刺身やカルパッチョ、ムニエルなど様々なレシピがありますが、唐揚げにするとお子様でも食べやすくなります。
刺身の食べ残しや、小さな舌平目などを活用しましょう。
健康に良いので常食したいヒラメですが、お財布と相談ですね。
特徴
ヒラメを購入する際は、身が厚く、透明感のある白身で大きなヒラメを選びましょう。
大きな方が味は良いといわれます。
鱗は細かく取りにくく、皮は厚みがあり、骨はやや硬いですが細かい小骨はありません。
熱を通しても身が硬く締まりません。
生食するほか、煮つけや塩焼き、フライに唐揚げ、ムニエルにソテーと多種多様な調理法が考えられます。
漁獲高がカレイよりかなり少ないため、ヒラメは「高級魚」とされていますが、別の説もあります。
日本料理の基本に「魚の頭を左に向けて出す」というのがありますが……「左ヒラメに右カレイ」なので、ヒラメはそのまま皿に載せて出せます。
が、カレイはそうはいかない。
本来あるべき頭(顔)部分が右側方向へそっぽ向いているのですから。
こうした点からも「ヒラメの方がカレイよりも高級魚」とされた所以だそうですよ。
種類
アメリカ、中国、ロシア、韓国などで漁獲されます。
国内では天然物、養殖物がありますが、青森県、北海道、長崎県、茨城県などで漁獲されます。
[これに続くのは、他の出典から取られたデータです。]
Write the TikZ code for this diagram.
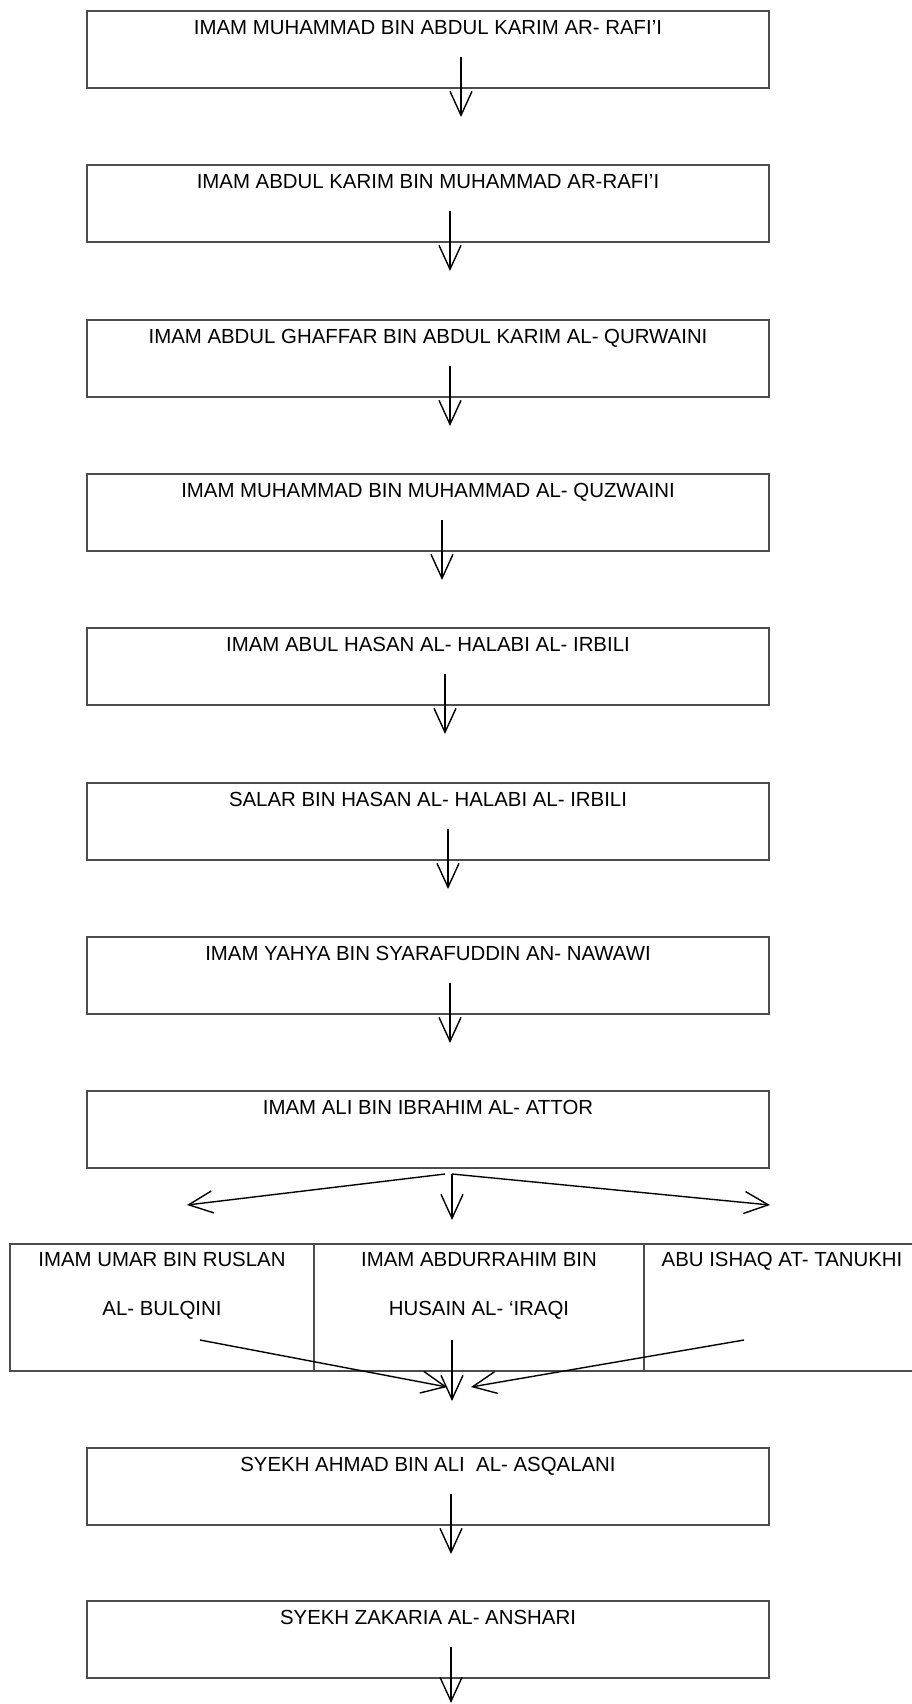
\documentclass[tikz,border=0pt]{standalone}
\usepackage{fontspec}
\setmainfont{Liberation Sans}
\usetikzlibrary{arrows.meta}

\begin{document}
\begin{tikzpicture}[x=1pt, y=-1pt,
    kotak/.style={draw=black!70, line width=1.1pt, minimum width=682pt, minimum height=77pt, inner ysep=0pt, text height=23.5pt, text depth=53.5pt, font=\fontsize{20.4}{24}\selectfont},
    sel/.style={draw=black!70, line width=1.1pt, minimum height=127pt, inner sep=0pt},
    teks/.style={inner sep=0pt, anchor=base, font=\fontsize{20.4}{24}\selectfont},
    panah/.style={-{Straight Barb[length=24pt, width=22pt]}, line width=1.4pt, black}]
    \useasboundingbox (0,0) rectangle (911,1704);
    \fill[white] (0,0) rectangle (911,1704);

    % Kotak sanad
    \node[kotak] (b1) at (428,49.5) {IMAM MUHAMMAD BIN ABDUL KARIM AR- RAFI’I};
    \node[kotak] (b2) at (428,203.5) {IMAM ABDUL KARIM BIN MUHAMMAD AR-RAFI’I};
    \node[kotak] (b3) at (428,358.5) {IMAM ABDUL GHAFFAR BIN ABDUL KARIM AL- QURWAINI};
    \node[kotak] (b4) at (428,512.5) {IMAM MUHAMMAD BIN MUHAMMAD AL- QUZWAINI};
    \node[kotak] (b5) at (428,666.5) {IMAM ABUL HASAN AL- HALABI AL- IRBILI};
    \node[kotak] (b6) at (428,821.5) {SALAR BIN HASAN AL- HALABI AL- IRBILI};
    \node[kotak] (b7) at (428,975.5) {IMAM YAHYA BIN SYARAFUDDIN AN- NAWAWI};
    \node[kotak] (b8) at (428,1129.5) {IMAM ALI BIN IBRAHIM AL- ATTOR};

    % Tiga guru
    \node[sel, minimum width=304pt] (c1) at (162,1307.5) {};
    \node[sel, minimum width=330pt] (c2) at (479,1307.5) {};
    \node[sel, minimum width=276pt] (c3) at (782,1307.5) {};
    \node[teks] (c1a) at ([yshift=-23.5pt]c1.north) {IMAM UMAR BIN RUSLAN};
    \node[teks] (c1b) at ([yshift=-49pt]c1a.base) {AL- BULQINI};
    \node[teks] (c2a) at ([yshift=-23.5pt]c2.north) {IMAM ABDURRAHIM BIN};
    \node[teks] (c2b) at ([yshift=-49pt]c2a.base) {HUSAIN AL- ‘IRAQI};
    \node[teks] (c3a) at ([yshift=-23.5pt]c3.north) {ABU ISHAQ AT- TANUKHI};

    \node[kotak] (b9) at (428,1486.5) {SYEKH AHMAD BIN ALI~ AL- ASQALANI};
    \node[kotak] (b10) at (428,1639.5) {SYEKH ZAKARIA AL- ANSHARI};

    % Panah turun
    \coordinate (a1) at (461,57);   \coordinate (a1e) at (461,117);
    \coordinate (a2) at (450,211);  \coordinate (a2e) at (450,271);
    \coordinate (a3) at (450,366);  \coordinate (a3e) at (450,426);
    \coordinate (a4) at (442,520);  \coordinate (a4e) at (442,580);
    \coordinate (a5) at (445,674);  \coordinate (a5e) at (445,734);
    \coordinate (a6) at (448,829);  \coordinate (a6e) at (448,889);
    \coordinate (a7) at (450,983);  \coordinate (a7e) at (450,1043);
    \coordinate (a9) at (451,1494); \coordinate (a9e) at (451,1554);
    \coordinate (a10) at (451,1647); \coordinate (a10e) at (451,1703);
    \draw[panah] (a1) -- (a1e);
    \draw[panah] (a2) -- (a2e);
    \draw[panah] (a3) -- (a3e);
    \draw[panah] (a4) -- (a4e);
    \draw[panah] (a5) -- (a5e);
    \draw[panah] (a6) -- (a6e);
    \draw[panah] (a7) -- (a7e);
    \draw[panah] (a9) -- (a9e);
    \draw[panah] (a10) -- (a10e);

    % Cabang ke tiga guru
    \coordinate (f0) at (445,1174); \coordinate (f1) at (452,1174);
    \coordinate (fl) at (187,1205); \coordinate (fc) at (452,1220); \coordinate (fr) at (770,1205);
    \draw[panah] (f0) -- (fl);
    \draw[panah] (f1) -- (fc);
    \draw[panah] (f1) -- (fr);

    % Bertemu lagi
    \coordinate (k1) at (200,1340); \coordinate (k1e) at (447,1387);
    \coordinate (k2) at (452,1340); \coordinate (k2e) at (452,1401);
    \coordinate (k3) at (744,1340); \coordinate (k3e) at (471,1387);
    \draw[panah] (k1) -- (k1e);
    \draw[panah] (k2) -- (k2e);
    \draw[panah] (k3) -- (k3e);
\end{tikzpicture}
\end{document}
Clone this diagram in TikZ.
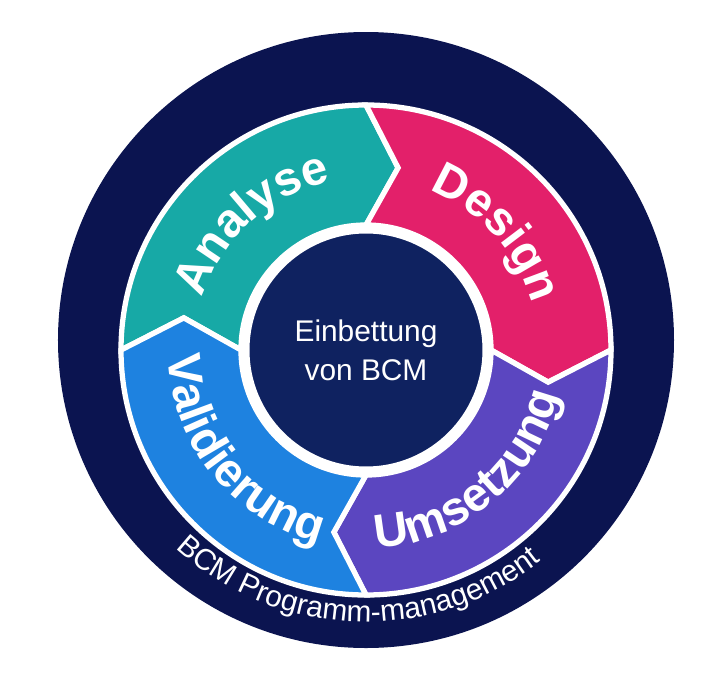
\documentclass[tikz,border=0pt]{standalone}
\usepackage{fontspec}
\setmainfont{Liberation Sans}
\usetikzlibrary{decorations.text}

\definecolor{navy}{HTML}{0B1450}
\definecolor{corenavy}{HTML}{0F2260}
\definecolor{analysecol}{HTML}{17A9A6}
\definecolor{designcol}{HTML}{E3206A}
\definecolor{umsetzcol}{HTML}{5B46C0}
\definecolor{validcol}{HTML}{1E82E0}

% one chevron segment of the ring: start angle, colour
\newcommand{\ringseg}[2]{
  \fill[#2, draw=white, line width=3pt, line join=miter]
    (#1:245) arc[start angle=#1, end angle={#1-90}, radius=245]
    -- ({#1-100}:185) -- ({#1-90}:125)
    arc[start angle={#1-90}, end angle=#1, radius=125]
    -- ({#1-10}:185) -- cycle;
}

\begin{document}
\begin{tikzpicture}[
  x=0.02cm,
  y=0.02cm,
  seglabel/.style={
    decorate,
    decoration={
      text along path,
      text align=center,
      text={|\fontsize{27}{30}\selectfont\bfseries\color{white}|#1},
    },
  },
  ringlabel/.style={
    decorate,
    decoration={
      text along path,
      text align=center,
      text={|\fontsize{17}{20}\selectfont\color{white}|#1},
    },
  },
  core/.style={
    circle,
    fill=corenavy,
    draw=white,
    line width=4pt,
    minimum size=240*0.02cm,
    text=white,
    align=center,
    font={\fontsize{17}{22}\selectfont},
  },
]
  \useasboundingbox[fill=white] (-366,-327) rectangle (354,350);

  %%%%%%%%%%%%%%%%%%%% Outer ring %%%%%%%%%%%%%%%%%%%%

  \fill[navy] (0,10) circle[radius=308];

  \path[ringlabel={BCM Programm-management}]
    (0,10) ++(210:282) arc[start angle=210, end angle=326, radius=282];

  %%%%%%%%%%%%%%%%%%%% Cycle %%%%%%%%%%%%%%%%%%%%

  \ringseg{180}{analysecol}
  \ringseg{90}{designcol}
  \ringseg{0}{umsetzcol}
  \ringseg{-90}{validcol}

  \path[seglabel={Analyse}]
    (168:172) arc[start angle=168, end angle=96, radius=172];
  \path[seglabel={Design}]
    (80:172) arc[start angle=80, end angle=4, radius=172];
  \path[seglabel={Umsetzung}]
    (-96:198) arc[start angle=-96, end angle=-4, radius=198];
  \path[seglabel={Validierung}]
    (172:198) arc[start angle=172, end angle=266, radius=198];

  %%%%%%%%%%%%%%%%%%%% Core %%%%%%%%%%%%%%%%%%%%

  \node[core] (core) at (0,0) {Einbettung\\von BCM};
\end{tikzpicture}
\end{document}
ヒラメ、コケビラメ、イトヒキガンゾウビラメ、ガンゾウビラメなどの種類があります。
レシピ
縁側の刺身
鱗が取りにくい。
小さいヒラメはブラシやタワシで。
大きなヒラメは包丁ですき引く。
生食のヒラメは旨味と独特の食感が楽しめる。
残ったものは唐揚げにしても。
舌平目のムニエル
塩胡椒と小麦粉をまぶし、バターでじっくりとソテーする。
舌平目は、フランス料理で最も調理される「高貴な魚」の一つに挙げられる。
その理由は、フランス国王ルイ14世の宮廷で振る舞われ、非常に評判が高かったから。
肉には赤ワイン、魚には白ワインが定番だが、舌平目のムニエルに合うワインは「サンセール」という白ワインだそう。
ヒラメ【平目】 淡白かつ繊細で美味。胃腸が弱い人にもお勧め まとめ
「寒平目」という名の通り、旬は冬。
産卵期が終わり、餌を食べて脂が乗る冬に獲れるヒラメを「寒平目」と呼び、大変美味しい白身魚です。
ヒラメの肉は繊細で上品。
淡泊な味で消化も良く、病人や高齢者、胃腸の弱い人にもお勧めです。
「ビタミンB1」、「ビタミンB2」も多く含み、また、「太陽のビタミン」と呼ばれる「ビタミンD」が特に豊富に含まれており、骨や歯の強化や骨粗しょう症予防、免疫強化に働きかけます。